Advice to Authors

FAQs  |  Advice to Authors

How does one get published?

How do you do it? You do it.

You write.

You finish what you write.

You look for publishers who publish "that kind of thing", whatever it is. You send them what you've done (a letter asking if they'd like to see a whole manuscript or a few chapters and an outline will always be welcome. And stamped self-addressed envelopes help keep the wheels turning.)

Sooner or later, if you don't give up and you have some measurable amount of ability or talent or luck, you get published. But for people who don't know where to begin, let me offer a few suggestions:

Meet editors. If you're into SF, Horror or Fantasy, go to the kinds of SF, Horror or Fantasy conventions that editors go to (mainly the big ones - look for words like WORLD or NATIONAL in the title). Same goes for Romance or Crime. Join associations - SFWA or HWA or the Romance Writers of America or The Society of Authors. Most organisations like that have an associate membership for people who wouldn't qualify for a full membership.

Even if you haven't met any editors, send your stuff out.

The "slush pile" of unsolicited manuscripts is not always a bad thing - publishers take enormous pleasure in finding authors from the slush pile (Iain Banks and Storm Constantine are both writers who simply sent out manuscripts to publishers), although it occurs rarely enough that it has to be a special thing when it happens.

If you write short stories, don't worry about agents, just find places that might print the stories and get them out there. If you write novels, I think it's six of one, half a dozen of the other. I'd written and published 3 books before I decided it was time to get an agent.

Writers groups can be good and they can be bad. Depends on the people in them, and what they're in them for.

On the whole, anything that gets you writing and keeps you writing is a good thing. Anything that stops you writing is a bad thing. If you find your writers group stopping you from writing, then drop it.

The other thing I'd suggest is Use The Web.

Use it for anything you can - writers groups, feedback, networking, finding out how things work, getting published. It exists: take advantage of it.

Believe in yourself. Keep writing.

How do you write comics?

When I decided I wanted to write comics in 1985 I went out and bought Will Eisner's Comics and Sequential Art. If I were doing it now I'd also buy Scott McCloud's Understanding Comics. I'd look at some comics scripts (there's one reprinted in the back of Dream Country, although there are an almost infinite number of ways to write a comics script, and that's only one.)

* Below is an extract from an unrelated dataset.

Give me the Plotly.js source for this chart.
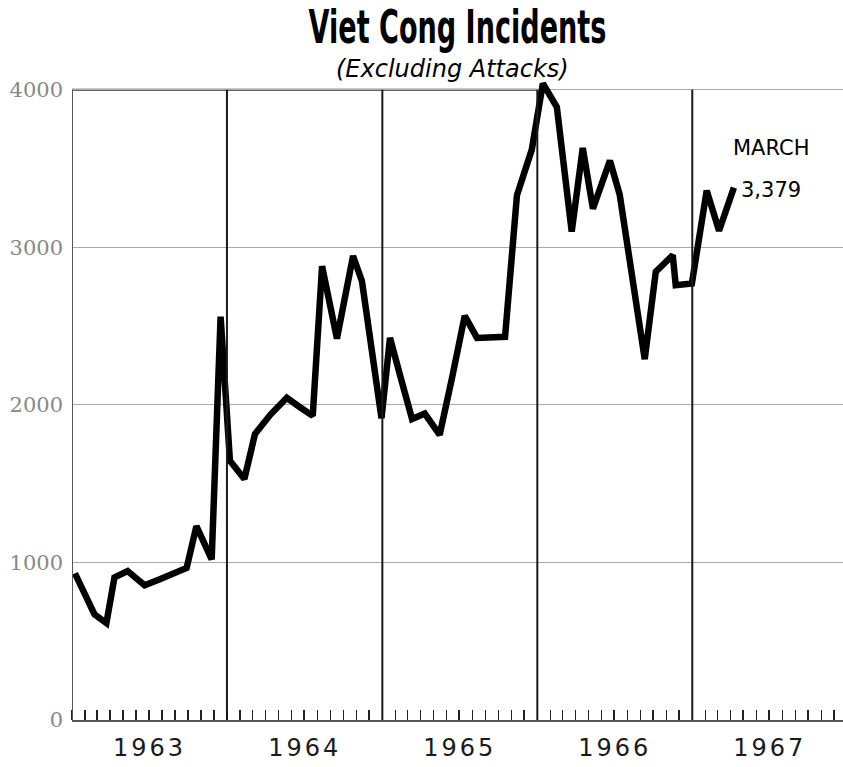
<!DOCTYPE html>
<html>
<head>
<meta charset="utf-8">
<script src="https://cdn.plot.ly/plotly-3.0.1.min.js"></script>
<style>
html,body{margin:0;padding:0;background:#fff;}
#chart{width:843px;height:767px;}
.xtick text{letter-spacing:3px;}
</style>
</head>
<body>
<div id="chart"></div>
<script>
// Monthly Viet Cong incidents, Jan 1963 - Mar 1967 (dates = where each month is plotted in the original)
const dates = [
  '1963-01-08','1963-02-23','1963-03-23','1963-04-11','1963-05-12','1963-06-21',
  '1963-07-24','1963-08-26','1963-09-28','1963-10-21','1963-11-26','1963-12-17',
  '1964-01-08','1964-02-11','1964-03-07','1964-04-13','1964-05-21','1964-06-21',
  '1964-07-21','1964-08-12','1964-09-16','1964-10-24','1964-11-14','1964-12-30',
  '1965-01-19','1965-02-14','1965-03-12','1965-04-11','1965-05-16','1965-06-14',
  '1965-07-14','1965-08-12','1965-09-14','1965-10-17','1965-11-14','1965-12-19',
  '1966-01-14','1966-02-16','1966-03-23','1966-04-18','1966-05-12','1966-06-21',
  '1966-07-14','1966-09-11','1966-10-07','1966-11-16','1966-11-23','1966-12-31',
  '1967-02-04','1967-03-05','1967-04-09'
];
const incidents = [
  930, 670, 615, 905, 945, 855, 890, 930, 965, 1230, 1020, 2560,
  1645, 1530, 1815, 1940, 2045, 1985, 1930, 2880, 2420, 2945, 2785, 1915,
  2425, 2165, 1910, 1945, 1810, 2170, 2565, 2425, 2428, 2432, 3330, 3620,
  4040, 3890, 3100, 3630, 3245, 3550, 3335, 2290, 2845, 2950, 2760, 2770,
  3360, 3105, 3379
];
const yearStarts = ['1963-01-01','1964-01-01','1965-01-01','1966-01-01','1967-01-01'];
const yTickVals = [0, 1000, 2000, 3000, 4000];
const yTickText = ['0', '1000', '2000', '3000', '4000'];
const titleText = 'Viet Cong Incidents';
const subtitleText = '(Excluding Attacks)';
const lastLabelMonth = 'MARCH';
const lastLabelValue = '3,379';

const trace = {
  x: dates,
  y: incidents,
  type: 'scatter',
  mode: 'lines',
  line: {color: '#000', width: 6.5},
  hoverinfo: 'x+y'
};

const shapes = yearStarts.map((d, i) => ({
  type: 'line', xref: 'x', yref: 'y',
  x0: d, x1: d, y0: 0, y1: 4000,
  line: {color: i === 0 ? '#555' : '#1a1a1a', width: 2},
  layer: 'above'
}));
shapes.push({
  type: 'line', xref: 'x', yref: 'y',
  x0: yearStarts[0], x1: yearStarts[3], y0: 4000, y1: 4000,
  line: {color: '#333', width: 2}, layer: 'below'
});

const last = dates.length - 1;
const layout = {
  width: 843, height: 767,
  margin: {l: 72, r: 0, t: 74, b: 47},
  paper_bgcolor: '#fff', plot_bgcolor: '#fff',
  showlegend: false,
  title: {
    text: titleText,
    x: 0.5, xref: 'paper', xanchor: 'center',
    y: 0.986, yref: 'container', yanchor: 'top',
    font: {family: '"DejaVu Sans Condensed", "DejaVu Sans", sans-serif', size: 46, weight: 'bold', color: '#000'}
  },
  xaxis: {
    type: 'date',
    range: ['1963-01-01', '1967-12-22'],
    dtick: 'M12', tick0: '1963-01-01',
    tickformat: '%Y', ticklabelmode: 'period',
    ticks: 'inside', ticklen: 10, tickwidth: 1.5, tickcolor: '#222',
    minor: {dtick: 'M1', tick0: '1963-01-01', ticks: 'inside', ticklen: 10, tickwidth: 1.5, tickcolor: '#222', showgrid: false},
    showgrid: false, zeroline: false,
    showline: true, linecolor: '#555', linewidth: 1.5,
    tickfont: {family: '"DejaVu Sans", sans-serif', size: 24, color: '#1a1a1a'},
    ticklabelstandoff: 6,
    fixedrange: true
  },
  yaxis: {
    range: [0, 4100],
    tickmode: 'array', tickvals: yTickVals, ticktext: yTickText,
    ticks: '', showgrid: true, gridcolor: '#aaa', gridwidth: 1,
    zeroline: false, showline: false,
    tickfont: {family: '"DejaVu Serif", serif', size: 21, color: '#888'},
    ticklabelstandoff: 8,
    fixedrange: true
  },
  shapes: shapes,
  annotations: [
    {
      text: subtitleText, xref: 'paper', yref: 'paper', x: 0.5, y: 1,
      xanchor: 'center', yanchor: 'middle', xshift: -5, yshift: 5, showarrow: false,
      font: {family: '"DejaVu Sans", sans-serif', size: 24, style: 'italic', color: '#000'}
    },
    {
      text: lastLabelMonth, xref: 'x', yref: 'y', x: dates[last], y: incidents[last],
      xanchor: 'left', yanchor: 'middle', xshift: -3, yshift: 40, showarrow: false,
      font: {family: '"DejaVu Sans", sans-serif', size: 21, color: '#000'}
    },
    {
      text: lastLabelValue, xref: 'x', yref: 'y', x: dates[last], y: incidents[last],
      xanchor: 'left', yanchor: 'middle', xshift: 5, yshift: -2, showarrow: false,
      font: {family: '"DejaVu Sans", sans-serif', size: 21, color: '#000'}
    }
  ]
};

Plotly.newPlot('chart', [trace], layout, {displayModeBar: false, staticPlot: true}).then(function (gd) {
  // The original title is set in a very condensed headline face: squeeze it horizontally.
  const t = gd.querySelector('.gtitle');
  if (t) {
    const cx = parseFloat(t.getAttribute('x')) || 0;
    const targetWidth = 298;
    const w = t.getBBox().width;
    const s = w > 0 ? Math.min(1, targetWidth / w) : 1;
    t.setAttribute('transform', 'translate(' + cx + ',0) scale(' + s + ',1) translate(' + (-cx) + ',0)');
  }
});
</script>
</body>
</html>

And then I'd read a lot of comics and try to work out what works and what doesn't and why. And then I'd start drawing some comics for myself, not for people to see, just to figure out how to get from one panel to the next, one page to the next. If you're going to work with an artist, now's a good time to go and meet artists.

You'll do best if you realise that there is a lot to know. Most bad comics are written by people who don't know that there is anything to learn... (Many of them were written by writers who are successful in other fields.) Having something to say is fairly essential, too.

Good luck. Write good comics.

Hi. I was wondering are there any tips you can give me on handling revisions of work. I'm starting to finish things off (short stories)but when I get to the end and look back I start to get a bit of a sickly feeling in my stomache. Do you have any suggestions for adopting a healthy approach to ironing out the creases, and arriving at something I can be a bit happier about.
Yours perplexedly,

Paul


The best advice I can give on this is, once it's done, to put it away until you can read it with new eyes. Finish the short story, print it out, then put it in a drawer and write other things. When you're ready, pick it up and read it, as if you've never read it before. If there are things you aren't satisfied with as a reader, go in and fix them as a writer: that's revision.